▶ _Problem statement_
Please write out the lines of the data exactly, beginning with the first and ending with the line containing "u_L1_o2 = [2.6e-7, 1.04e-6, 4.16e-6, 1.66e-5, 6.7e-5]"; leave the pictures behind.
------ Data section ------
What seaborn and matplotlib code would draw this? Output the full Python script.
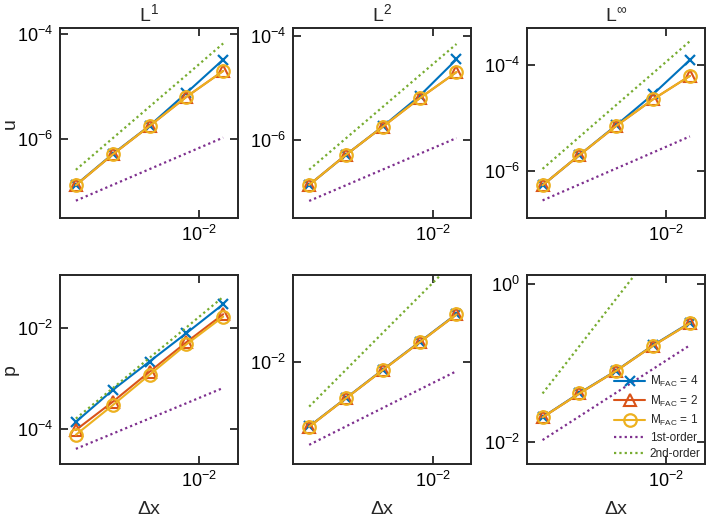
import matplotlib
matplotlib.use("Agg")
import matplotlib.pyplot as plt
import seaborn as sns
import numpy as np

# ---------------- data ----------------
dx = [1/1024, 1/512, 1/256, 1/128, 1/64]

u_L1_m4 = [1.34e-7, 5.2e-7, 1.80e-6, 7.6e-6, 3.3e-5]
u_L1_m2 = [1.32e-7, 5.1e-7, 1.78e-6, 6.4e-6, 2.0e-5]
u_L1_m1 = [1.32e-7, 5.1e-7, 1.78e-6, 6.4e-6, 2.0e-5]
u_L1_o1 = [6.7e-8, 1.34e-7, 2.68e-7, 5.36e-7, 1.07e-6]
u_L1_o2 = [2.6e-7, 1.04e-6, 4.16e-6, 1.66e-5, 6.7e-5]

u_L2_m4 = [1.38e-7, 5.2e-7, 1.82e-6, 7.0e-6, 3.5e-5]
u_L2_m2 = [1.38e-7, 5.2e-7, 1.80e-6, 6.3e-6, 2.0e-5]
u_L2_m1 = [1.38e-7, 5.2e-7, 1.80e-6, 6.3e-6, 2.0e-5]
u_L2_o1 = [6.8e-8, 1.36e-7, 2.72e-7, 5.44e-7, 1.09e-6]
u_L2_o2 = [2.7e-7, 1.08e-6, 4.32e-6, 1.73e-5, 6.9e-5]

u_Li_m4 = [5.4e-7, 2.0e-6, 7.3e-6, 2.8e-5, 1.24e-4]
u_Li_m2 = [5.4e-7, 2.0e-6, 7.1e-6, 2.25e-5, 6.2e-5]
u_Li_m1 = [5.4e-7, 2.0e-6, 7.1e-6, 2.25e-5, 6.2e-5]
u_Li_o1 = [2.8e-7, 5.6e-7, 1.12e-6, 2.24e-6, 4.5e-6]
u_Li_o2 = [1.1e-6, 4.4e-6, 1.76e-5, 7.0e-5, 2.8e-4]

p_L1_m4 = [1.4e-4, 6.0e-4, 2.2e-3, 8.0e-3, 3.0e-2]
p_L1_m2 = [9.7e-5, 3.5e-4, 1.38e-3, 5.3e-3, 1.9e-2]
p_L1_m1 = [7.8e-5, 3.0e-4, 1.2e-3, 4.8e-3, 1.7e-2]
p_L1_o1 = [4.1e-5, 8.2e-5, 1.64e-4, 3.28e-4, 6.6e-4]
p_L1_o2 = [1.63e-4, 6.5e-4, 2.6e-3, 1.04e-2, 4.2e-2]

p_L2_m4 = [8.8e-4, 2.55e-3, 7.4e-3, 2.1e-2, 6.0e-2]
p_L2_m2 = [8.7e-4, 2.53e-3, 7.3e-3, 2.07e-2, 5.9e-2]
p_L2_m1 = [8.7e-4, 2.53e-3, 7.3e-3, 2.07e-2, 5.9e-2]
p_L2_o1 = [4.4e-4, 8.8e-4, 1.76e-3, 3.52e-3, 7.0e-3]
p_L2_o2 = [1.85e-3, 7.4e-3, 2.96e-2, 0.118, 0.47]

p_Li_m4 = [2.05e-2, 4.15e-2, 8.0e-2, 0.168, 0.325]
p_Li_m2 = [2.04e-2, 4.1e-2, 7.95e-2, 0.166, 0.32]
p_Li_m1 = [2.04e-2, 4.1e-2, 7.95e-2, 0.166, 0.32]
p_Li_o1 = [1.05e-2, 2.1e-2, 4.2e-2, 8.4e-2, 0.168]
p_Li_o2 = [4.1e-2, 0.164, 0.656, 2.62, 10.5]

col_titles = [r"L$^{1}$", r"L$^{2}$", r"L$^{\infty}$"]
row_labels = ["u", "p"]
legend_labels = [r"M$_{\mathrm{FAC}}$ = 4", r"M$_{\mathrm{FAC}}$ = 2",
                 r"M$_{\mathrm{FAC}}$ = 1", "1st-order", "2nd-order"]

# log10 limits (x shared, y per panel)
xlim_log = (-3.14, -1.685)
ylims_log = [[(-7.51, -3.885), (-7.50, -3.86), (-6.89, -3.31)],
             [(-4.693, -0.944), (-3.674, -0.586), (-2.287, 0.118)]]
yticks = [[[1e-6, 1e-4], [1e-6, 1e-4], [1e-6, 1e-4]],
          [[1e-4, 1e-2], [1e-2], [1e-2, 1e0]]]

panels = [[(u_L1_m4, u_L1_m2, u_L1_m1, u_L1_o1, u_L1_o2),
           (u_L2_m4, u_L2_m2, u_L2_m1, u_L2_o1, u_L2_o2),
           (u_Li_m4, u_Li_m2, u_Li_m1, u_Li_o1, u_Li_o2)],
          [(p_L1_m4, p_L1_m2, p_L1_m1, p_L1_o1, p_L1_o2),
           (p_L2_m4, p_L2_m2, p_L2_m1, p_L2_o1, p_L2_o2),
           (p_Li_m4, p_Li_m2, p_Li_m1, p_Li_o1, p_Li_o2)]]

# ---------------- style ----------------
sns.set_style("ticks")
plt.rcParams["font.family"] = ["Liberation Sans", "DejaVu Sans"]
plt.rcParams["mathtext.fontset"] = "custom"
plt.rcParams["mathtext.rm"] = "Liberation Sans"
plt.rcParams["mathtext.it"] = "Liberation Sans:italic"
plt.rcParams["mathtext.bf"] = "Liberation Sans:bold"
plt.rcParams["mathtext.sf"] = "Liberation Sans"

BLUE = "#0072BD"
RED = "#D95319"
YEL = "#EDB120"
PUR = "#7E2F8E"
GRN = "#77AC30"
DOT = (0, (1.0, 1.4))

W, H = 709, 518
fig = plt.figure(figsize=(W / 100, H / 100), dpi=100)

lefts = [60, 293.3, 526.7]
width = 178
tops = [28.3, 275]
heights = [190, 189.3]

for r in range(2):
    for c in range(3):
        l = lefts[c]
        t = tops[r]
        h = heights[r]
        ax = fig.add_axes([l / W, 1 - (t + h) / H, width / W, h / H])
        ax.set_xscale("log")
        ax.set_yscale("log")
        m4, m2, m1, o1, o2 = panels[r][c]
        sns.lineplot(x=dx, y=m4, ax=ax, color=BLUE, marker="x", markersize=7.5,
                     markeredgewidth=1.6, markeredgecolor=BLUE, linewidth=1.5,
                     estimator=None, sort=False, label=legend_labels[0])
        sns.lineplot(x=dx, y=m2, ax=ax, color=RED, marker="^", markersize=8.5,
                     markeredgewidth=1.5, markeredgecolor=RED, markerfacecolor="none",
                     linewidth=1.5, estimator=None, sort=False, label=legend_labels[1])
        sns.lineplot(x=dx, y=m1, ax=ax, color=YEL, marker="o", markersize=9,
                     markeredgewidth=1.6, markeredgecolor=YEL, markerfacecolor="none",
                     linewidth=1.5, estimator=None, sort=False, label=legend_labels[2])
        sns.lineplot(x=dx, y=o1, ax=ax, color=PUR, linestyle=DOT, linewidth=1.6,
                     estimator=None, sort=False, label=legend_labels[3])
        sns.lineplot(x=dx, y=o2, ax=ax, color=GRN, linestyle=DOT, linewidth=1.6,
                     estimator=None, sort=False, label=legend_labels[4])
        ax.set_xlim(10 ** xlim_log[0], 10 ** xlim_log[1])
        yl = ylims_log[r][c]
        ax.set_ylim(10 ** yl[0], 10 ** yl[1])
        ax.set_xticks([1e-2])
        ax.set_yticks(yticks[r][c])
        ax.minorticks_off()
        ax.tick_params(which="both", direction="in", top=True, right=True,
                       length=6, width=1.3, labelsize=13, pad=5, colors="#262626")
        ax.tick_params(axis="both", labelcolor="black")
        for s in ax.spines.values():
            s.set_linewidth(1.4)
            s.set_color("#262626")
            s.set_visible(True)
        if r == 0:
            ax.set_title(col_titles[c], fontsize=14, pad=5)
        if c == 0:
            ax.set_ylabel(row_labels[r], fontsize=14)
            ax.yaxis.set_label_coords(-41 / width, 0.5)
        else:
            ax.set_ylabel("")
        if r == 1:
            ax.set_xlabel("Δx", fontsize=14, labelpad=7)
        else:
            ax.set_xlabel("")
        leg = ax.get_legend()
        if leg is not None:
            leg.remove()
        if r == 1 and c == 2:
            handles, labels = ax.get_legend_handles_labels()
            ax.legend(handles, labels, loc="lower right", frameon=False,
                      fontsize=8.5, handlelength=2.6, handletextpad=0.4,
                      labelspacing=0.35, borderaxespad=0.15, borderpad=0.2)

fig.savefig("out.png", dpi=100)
------
▶ _Output_
What seaborn and matplotlib code would draw this? Output the full Python script.
import matplotlib
matplotlib.use("Agg")
import matplotlib.pyplot as plt
import seaborn as sns
import numpy as np

# ---------------- data ----------------
dx = [1/1024, 1/512, 1/256, 1/128, 1/64]

u_L1_m4 = [1.34e-7, 5.2e-7, 1.80e-6, 7.6e-6, 3.3e-5]
u_L1_m2 = [1.32e-7, 5.1e-7, 1.78e-6, 6.4e-6, 2.0e-5]
u_L1_m1 = [1.32e-7, 5.1e-7, 1.78e-6, 6.4e-6, 2.0e-5]
u_L1_o1 = [6.7e-8, 1.34e-7, 2.68e-7, 5.36e-7, 1.07e-6]
u_L1_o2 = [2.6e-7, 1.04e-6, 4.16e-6, 1.66e-5, 6.7e-5]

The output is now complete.